Photo of Professionals At Aull, Sherman, Worthington, Giorza & Hamilton, L.L.C.

When should you review your Missouri estate plan?

On Behalf of | Nov 19, 2021 | Estate Planning

If you already have an estate plan in place, you should be proud of yourself. The next step is to review it to ensure it reflects your current situation and wishes. If you’ve been wondering when you should take that step, here’s what you need to know:

Why and when should you update it?

Generally, people review their estate plans to reflect major life changes. That means, for instance, you may want to review your estate plan if you’ve experienced any changes to your family dynamics. For example, if you’ve just gotten married, you may want to ensure that your estate plan includes your new spouse. Similarly, you may want to remove your ex-spouse from the document if you’ve just divorced them.

Secondly, if you have just had a child, or your new spouse has brought in kids from a previous relationship, you may want to include them as beneficiaries. Ultimately, your estate plan should include all your kids – whether adopted or biological.

Thirdly, it’s a great idea to review your estate planning documents if you’ve recently relocated to a different state to make sure it’s compliant with the current state laws. If you’ve not moved, remember that tax laws may have changed in your state, and your estate plan should reflect that.

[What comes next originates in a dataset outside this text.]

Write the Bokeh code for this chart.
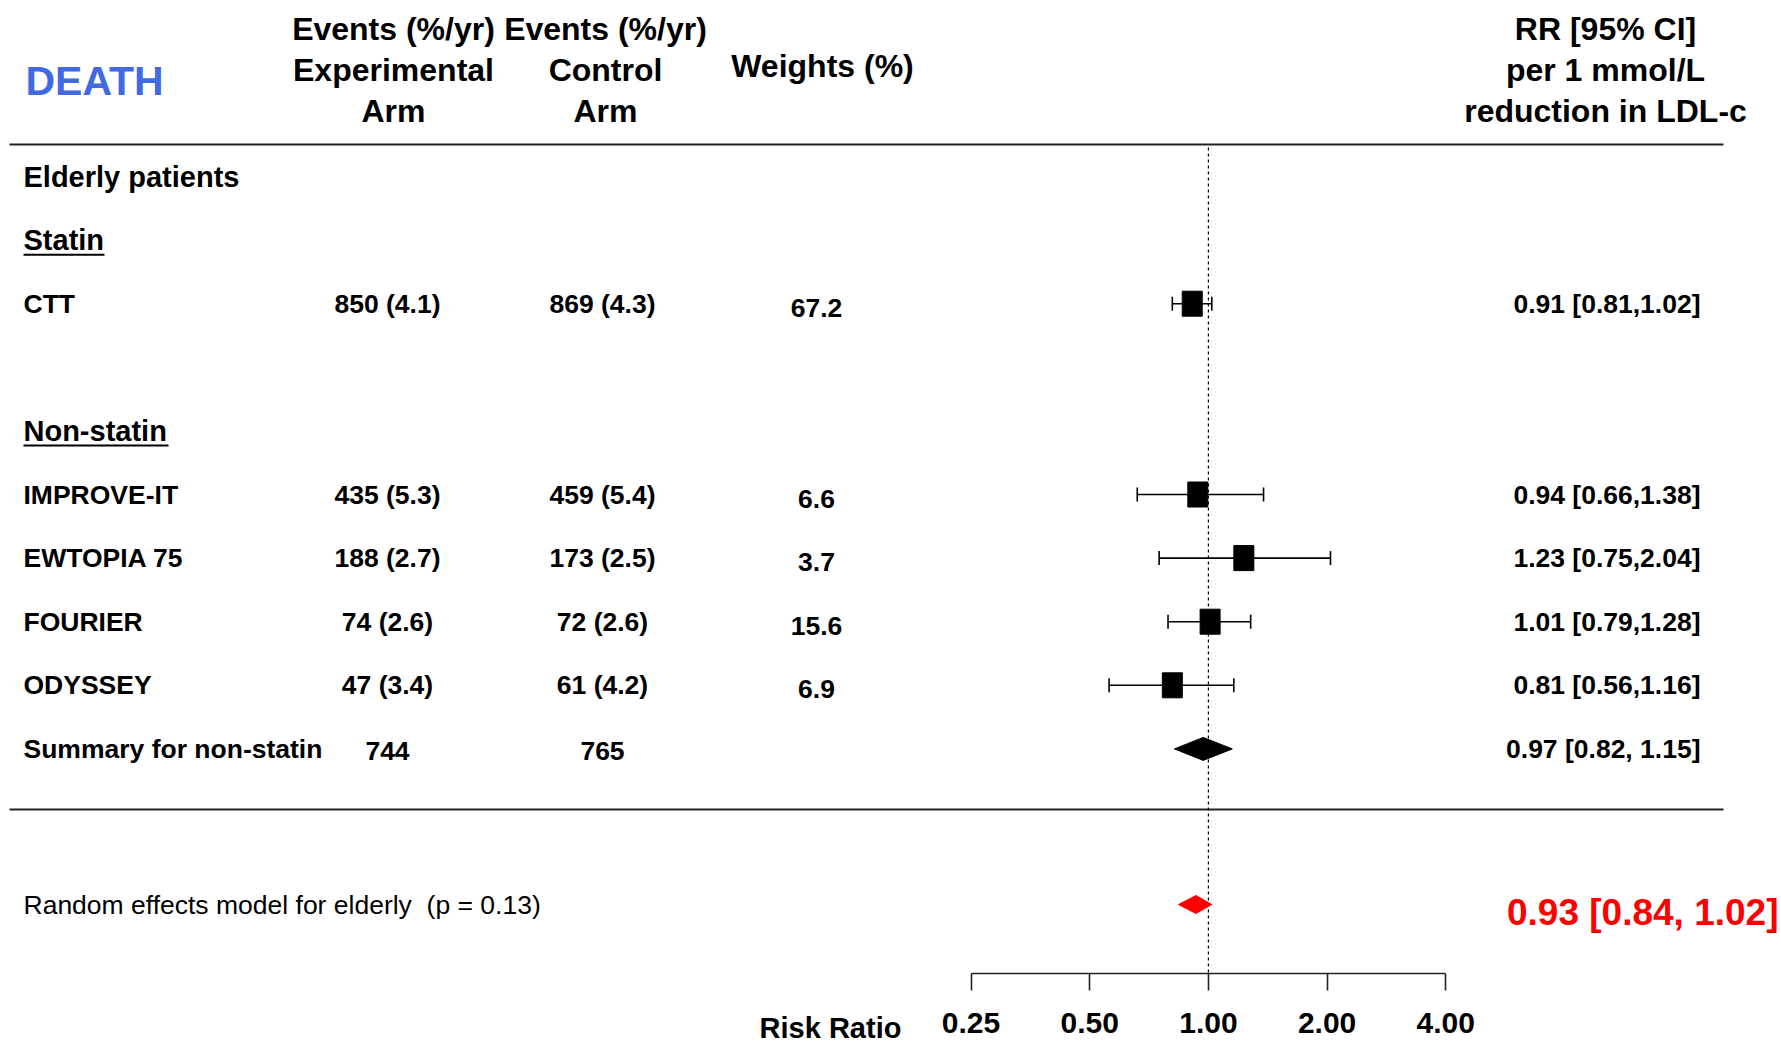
import numpy as np
from bokeh.plotting import figure
from bokeh.models import (Range1d, LogScale, LogAxis, FixedTicker,
                          PrintfTickFormatter, ColumnDataSource)
from bokeh.core.properties import value
from bokeh.embed import file_html
from bokeh.resources import INLINE

# ---------------- data ----------------
studies = ["CTT", "IMPROVE-IT", "EWTOPIA 75", "FOURIER", "ODYSSEY"]
study_rows = [2, 5, 6, 7, 8]
exp_events = ["850 (4.1)", "435 (5.3)", "188 (2.7)", "74 (2.6)", "47 (3.4)"]
ctl_events = ["869 (4.3)", "459 (5.4)", "173 (2.5)", "72 (2.6)", "61 (4.2)"]
weights = [67.2, 6.6, 3.7, 15.6, 6.9]
rr_est = [0.91, 0.94, 1.23, 1.01, 0.81]
rr_lo = [0.81, 0.66, 0.75, 0.79, 0.56]
rr_hi = [1.02, 1.38, 2.04, 1.28, 1.16]

summary_label = "Summary for non-statin"
summary_row = 9
summary_exp = "744"
summary_ctl = "765"
summary_est, summary_lo, summary_hi = 0.97, 0.82, 1.15

random_label = "Random effects model for elderly\u00a0 (p = 0.13)"
random_est, random_lo, random_hi = 0.93, 0.84, 1.02

section_labels = ["Elderly patients", "Statin", "Non-statin"]
section_rows = [0, 1, 4]

axis_ticks = [0.25, 0.5, 1, 2, 4]
axis_title = "Risk Ratio"

# ---------------- layout ----------------
W, H = 1781, 1047
FB = 973            # axis line position in px from top
ROW0, ROWH = 176, 63.6
PX1, PXD = 1207.9, 118.7   # pixel of RR=1 and px per doubling


def ry(px):
    return (px - ROW0) / ROWH


FONT = value("Liberation Sans")

p = figure(width=W, height=H, output_backend="svg", toolbar_location=None,
           x_range=Range1d(0, W), y_range=Range1d(ry(H), ry(0)),
           x_axis_location=None, y_axis_location=None,
           min_border_left=0, min_border_right=0, min_border_top=0,
           min_border_bottom=0)
p.outline_line_color = None
p.background_fill_color = "white"
p.border_fill_color = "white"
p.xgrid.grid_line_color = None
p.ygrid.grid_line_color = None

p.extra_x_ranges = {"rr": Range1d(2 ** (-PX1 / PXD), 2 ** ((W - PX1) / PXD))}
p.extra_x_scales = {"rr": LogScale()}


def txt(x, y, t, size, align="left", bold=True, color="black", dy=0):
    p.text(x=x, y=y, text=t, text_font=FONT,
           text_font_style="bold" if bold else "normal",
           text_font_size=size, text_align=align, text_baseline="middle",
           text_color=color, y_offset=dy)


# header
txt([25], [ry(80)], ["DEATH"], "41px", color="#4169E1")
hdr_y = [ry(28), ry(69), ry(110)]
txt([393] * 3, hdr_y, ["Events (%/yr)", "Experimental", "Arm"], "32px", align="center")
txt([605] * 3, hdr_y, ["Events (%/yr)", "Control", "Arm"], "32px", align="center")
txt([822], [ry(65)], ["Weights (%)"], "32px", align="center")
txt([1605] * 3, hdr_y, ["RR [95% CI]", "per 1 mmol/L", "reduction in LDL-c"], "32px", align="center")

# separator lines
p.segment(x0=[9, 9], x1=[1723, 1723], y0=[ry(144), ry(809)], y1=[ry(144), ry(809)],
          line_color="#222222", line_width=2)

# section labels
txt([23] * 3, section_rows, section_labels, "29px")
# underlines for Statin / Non-statin
ul_w = [81, 145]
p.segment(x0=[23, 23], x1=[23 + ul_w[0], 23 + ul_w[1]],
          y0=[section_rows[1] + 0.23, section_rows[2] + 0.23],
          y1=[section_rows[1] + 0.23, section_rows[2] + 0.23],
          line_color="black", line_width=2)

ROWF = "26.5px"
# study rows
txt([23] * len(studies), study_rows, studies, ROWF)
txt([387] * len(studies), study_rows, exp_events, ROWF, align="center")
txt([602] * len(studies), study_rows, ctl_events, ROWF, align="center")
txt([816] * len(studies), study_rows, ["%.1f" % w for w in weights], ROWF, align="center", dy=4)
rr_strings = ["%.2f [%.2f,%.2f]" % (e, l, h) for e, l, h in zip(rr_est, rr_lo, rr_hi)]
txt([1700] * len(studies), study_rows, rr_strings, ROWF, align="right")

# summary row
txt([23], [summary_row], [summary_label], ROWF)
txt([387], [summary_row], [summary_exp], ROWF, align="center", dy=2)
txt([602], [summary_row], [summary_ctl], ROWF, align="center", dy=2)
txt([1700], [summary_row], ["%.2f [%.2f, %.2f]" % (summary_est, summary_lo, summary_hi)],
    ROWF, align="right")

# random effects row
rand_row = ry(904)
txt([23], [rand_row], [random_label], ROWF, bold=False)
txt([1778], [ry(912)], ["%.2f [%.2f, %.2f]" % (random_est, random_lo, random_hi)],
    "37px", align="right", color="#FF0000")

# reference (dotted) line at RR = 1
p.segment(x0=[1], x1=[1], y0=[ry(147)], y1=[ry(FB)], x_range_name="rr",
          line_color="black", line_width=1.2, line_dash="3 3")

# CI whiskers and caps
src = ColumnDataSource(dict(y=study_rows, est=rr_est, lo=rr_lo, hi=rr_hi))
p.segment(x0="lo", x1="hi", y0="y", y1="y", source=src, x_range_name="rr",
          line_color="black", line_width=1.6)
cap = 7 / ROWH
ys = np.array(study_rows, dtype=float)
p.segment(x0=rr_lo + rr_hi, x1=rr_lo + rr_hi,
          y0=list(ys - cap) * 2, y1=list(ys + cap) * 2,
          x_range_name="rr", line_color="black", line_width=1.6)
p.rect(x="est", y="y", width=20, height=25, width_units="screen", height_units="screen",
       source=src, x_range_name="rr", fill_color="black", line_color="black")

# summary diamond
dh = 11.5 / ROWH
p.patch(x=[summary_lo, summary_est, summary_hi, summary_est],
        y=[summary_row, summary_row - dh, summary_row, summary_row + dh],
        x_range_name="rr", fill_color="black", line_color="black")

# random-effects diamond (red)
rh = 9 / ROWH
p.patch(x=[random_lo, random_est, random_hi, random_est],
        y=[rand_row, rand_row - rh, rand_row, rand_row + rh],
        x_range_name="rr", fill_color="#FF0000", line_color="#FF0000")

# log axis drawn at a fixed location inside the canvas
ax = LogAxis(x_range_name="rr",
             ticker=FixedTicker(ticks=axis_ticks, minor_ticks=[]),
             formatter=PrintfTickFormatter(format="%.2f"),
             bounds=(axis_ticks[0], axis_ticks[-1]),
             fixed_location=ry(FB),
             major_tick_in=0, major_tick_out=17, minor_tick_in=0, minor_tick_out=0,
             axis_line_width=1.6, major_tick_line_width=1.6,
             axis_line_color="#222222", major_tick_line_color="#222222",
             major_label_text_font="Liberation Sans",
             major_label_text_font_style="bold",
             major_label_text_font_size="30px",
             major_label_text_color="black",
             major_label_standoff=22)
p.add_layout(ax, "below")

txt([830], [ry(1027)], [axis_title], "29px", align="center")

open("out.html", "w").write(file_html(p, INLINE))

Is there a benchmark for the review?

It’s possible for your life to have little or no changes. To stay on the safe side, you can make it a habit to review the document after every five years. You should conduct this process with an attorney; they will help you assess your life, walk through your goals and assess whether your current estate plan reflects those goals sufficiently. With their help, you may find that you have to update some things that you wouldn’t otherwise consider on your own, such as the order of your trustees.

The process of reviewing your estate plan is quite simple. However, always remember that failing to do it in a timely manner can attract many issues, such as assets ending up in the wrong hands.